Quella di Alegría voleva essere una Rivoluzione gentile, fragile, fondata sulla nostra debolezza, prima ancora che sulla nostra forza e sulla nostra rabbia. Questo bisogno di dialogità, di “scambio” è un paradosso, a ben vedere, per un’autrice che a questa sua ultima fatica ha deciso di porre in esergo il Pessoa che suggerisce: “Essere poeta non è la mia ambizione. È la mia maniera di stare solo”. Ma solo coloro i quali sanno dialogare con se stessi riescono davvero a comunicare con quella parte degli altri che poi diventa nostra. E dunque, il titolo di quest’ultima raccolta assume un’evidenza chiara anche a livello di dichiarazione di poetica: la voce del poeta non è mai solo la sua voce, ma proprio la sua capacità di essere anche la voce dell’altro: le molte voci che popolano la nostra vita.
Se da una parte Voci non fa che riconfermare aspetti formali e tematiche già care ed use (“continuerò a cercarti / a pronunciare il tuo nome / fin quando arriverà quel giorno / in cui io stessa / sarò il tuo segnale”, dice ripensando a Flakoll), per altro verso il suo essere “estremo” apre scenari nuovi, mostra pieghe, rende la forma non meno “polita”, ma certo più tagliente, tesa, senza perdere d’intensità (Non smette la mia mente / di ammucchiare rifiuti / che invadono me / la mia poesia / il mio universo / e non mi lasciano / prendere sonno / (…) / È ora di emigrare / confondermi con la terra / e dissolvermi»).

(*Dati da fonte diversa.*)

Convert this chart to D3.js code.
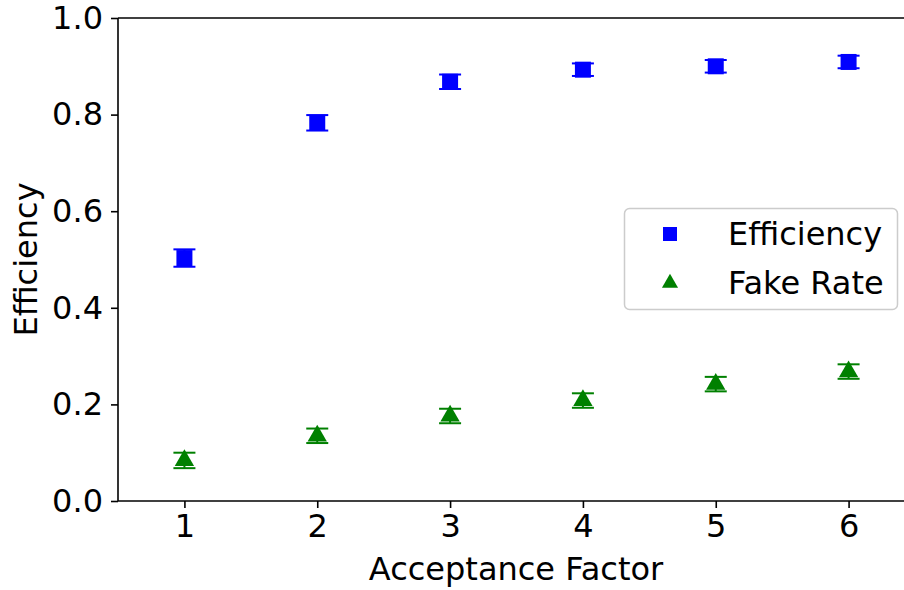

Perché è l’intensità, la capacità – limando – di non perdere forza né ricchezza, il segreto di questa poesia. Ecco – per questa ragione – mia diletta Claribel, oggi ti restituisco quel tuo prezioso regalo autografo.
Ma non contro la morte – che tu ed io sappiamo bene che i poeti non muoiono mai, e meno che mai la poesia – piuttosto come simbolo apotropaico per augurarti, una volta ancora: cento di questi libri, amica mia, cento di queste intensità!